One view is that despite everything Hong Kong has to offer in terms of a big city - the nightlife, the diversity of culture, the shopping and lifestyle - it is struggling to compete with rival Singapore which consistently scores higher in surveys on the quality of life it offers expatriates. Pollution too is becoming an important factor.
A survey by the American Chamber of Commerce in Hong Kong late last year claimed that four out of five of 140 business leaders know of professionals who are thinking of leaving or have already left because of the pollution problem. More than half said they know of people turning down jobs here for the same reason.
'I think Hong Kong is beginning to struggle on the quality of life,' says Ambition's Guy Day. 'What we are seeing quite a lot of is people having a greater interest in Singapore and I think the pollution thing is certainly factoring into the equation.
'The diversity that Hong Kong offers foreigners is enormous and if you were single you'll probably choose Hong Kong because there is more going on.
'But an executive with a family is probably going to choose Singapore ahead of Hong Kong. Certainly your money goes further in Singapore in terms of property and it offers a much more outdoor lifestyle.'
There is also the financial consideration, says Day. Hong Kong still boasts a low tax rate at 15 per cent, but the currency is pegged to the struggling US dollar, which means an annual salary of a million dollars Hong Kong has lost some of its lure, being worth almost 50 per cent less than a decade ago.
Yet despite the noticeable decline in expatriates, the number of foreign companies with a presence in Hong Kong remains high, with the British Chamber of Commerce claiming a membership at an all-time high.
This is backed up by an annual survey by the Census and Statistics Department which claims the number of foreign companies with regional offices and headquarters in Hong Kong has increased from 3,237 in 2001 to 3,845 last year. The number of UK companies accounted for 337 of the total last year, compared to 253 in 2001.

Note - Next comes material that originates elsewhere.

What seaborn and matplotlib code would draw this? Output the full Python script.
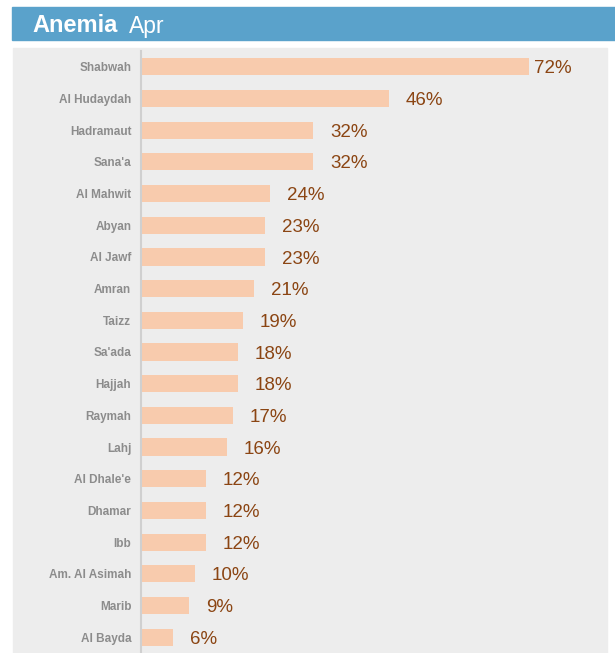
import matplotlib
matplotlib.use("Agg")
import matplotlib.pyplot as plt
import seaborn as sns
import pandas as pd
from matplotlib.patches import Rectangle

# data
governorates = ["Shabwah", "Al Hudaydah", "Hadramaut", "Sana'a", "Al Mahwit", "Abyan",
                "Al Jawf", "Amran", "Taizz", "Sa'ada", "Hajjah", "Raymah", "Lahj",
                "Al Dhale'e", "Dhamar", "Ibb", "Am. Al Asimah", "Marib", "Al Bayda"]
anemia_pct = [72, 46, 32, 32, 24, 23, 23, 21, 19, 18, 18, 17, 16, 12, 12, 12, 10, 9, 6]
title_main = "Anemia"
title_sub = "Apr"

df = pd.DataFrame({"gov": governorates, "pct": anemia_pct})

sns.set_theme(style="white")
plt.rcParams['font.family'] = ['Liberation Sans Narrow', 'Liberation Sans', 'DejaVu Sans']

W, H = 615, 653
fig = plt.figure(figsize=(W / 100, H / 100), dpi=100)

# header band
fig.patches.append(Rectangle((12 / W, 1 - 40 / H), (W - 12) / W, 33 / H,
                             transform=fig.transFigure, color="#5AA2CB", zorder=-10))
# grey panel behind the chart
fig.patches.append(Rectangle((13 / W, 0), (607 - 13) / W, 1 - 48 / H,
                             transform=fig.transFigure, color="#EDEDED", zorder=-10))
fig.text(32 / W, 1 - 25 / H, title_main, color="white", fontsize=17, fontweight="bold",
         va="center", ha="left")
fig.text(129 / W, 1 - 26 / H, title_sub, color="white", fontsize=16.5,
         va="center", ha="left")

ax = fig.add_axes([141 / W, 0, (607 - 141) / W, 1 - 51 / H])
ax.patch.set_alpha(0)
sns.barplot(data=df, x="pct", y="gov", orient="h", color="#F8CBAD", saturation=1,
            width=0.54, linewidth=0, ax=ax)

for i, v in enumerate(anemia_pct):
    ax.annotate(f"{v}%", (v, i), xytext=(12 if i else 4, -1.5), textcoords="offset points",
                va="center", ha="left", color="#8B4513", fontsize=13.5)

ax.set_xlim(0, 86.5)
ax.set_ylim(18.5, -0.5)
ax.set_xlabel("")
ax.set_ylabel("")
ax.set_xticks([])
ax.tick_params(axis="y", length=0, pad=7)
for lab in ax.get_yticklabels():
    lab.set_color("#8C8C8C")
    lab.set_fontweight("bold")
    lab.set_fontsize(8.5)
for s in ["top", "right", "bottom"]:
    ax.spines[s].set_visible(False)
ax.spines["left"].set_color("#D0D0D0")
ax.spines["left"].set_linewidth(1.5)

fig.savefig("out.png", dpi=100)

According to Christopher Hammerbeck, executive director of the British Chamber of Trade, the real reason behind the fall in numbers of expatriates is not pollution or Hong Kong losing its attractiveness.
'I don't think it's a pull-out. I think we have to recognise that more companies are localising,' said Hammerbeck. 'This reflects a growing maturity in Hong Kong as a business centre in the fact that there are more people around here able and capable of filling senior and middle executive roles,' he says.
'My sense is that more people are staying longer and becoming permanent residents of Hong Kong.'
But that's not the sense of one British expatriate who in preparing to leave Hong Kong after six years, told Deutsche Presse-Agentur dpa: 'I feel we are not quite as welcome here as we used to be.'
It's a sentiment also most probably echoed by the British diplomats who - like the old Queen's Pier is no longer needed in Hong Kong - were told there was no role for them in the upcoming 10th anniversary celebrations of Hong Kong reverting back to China.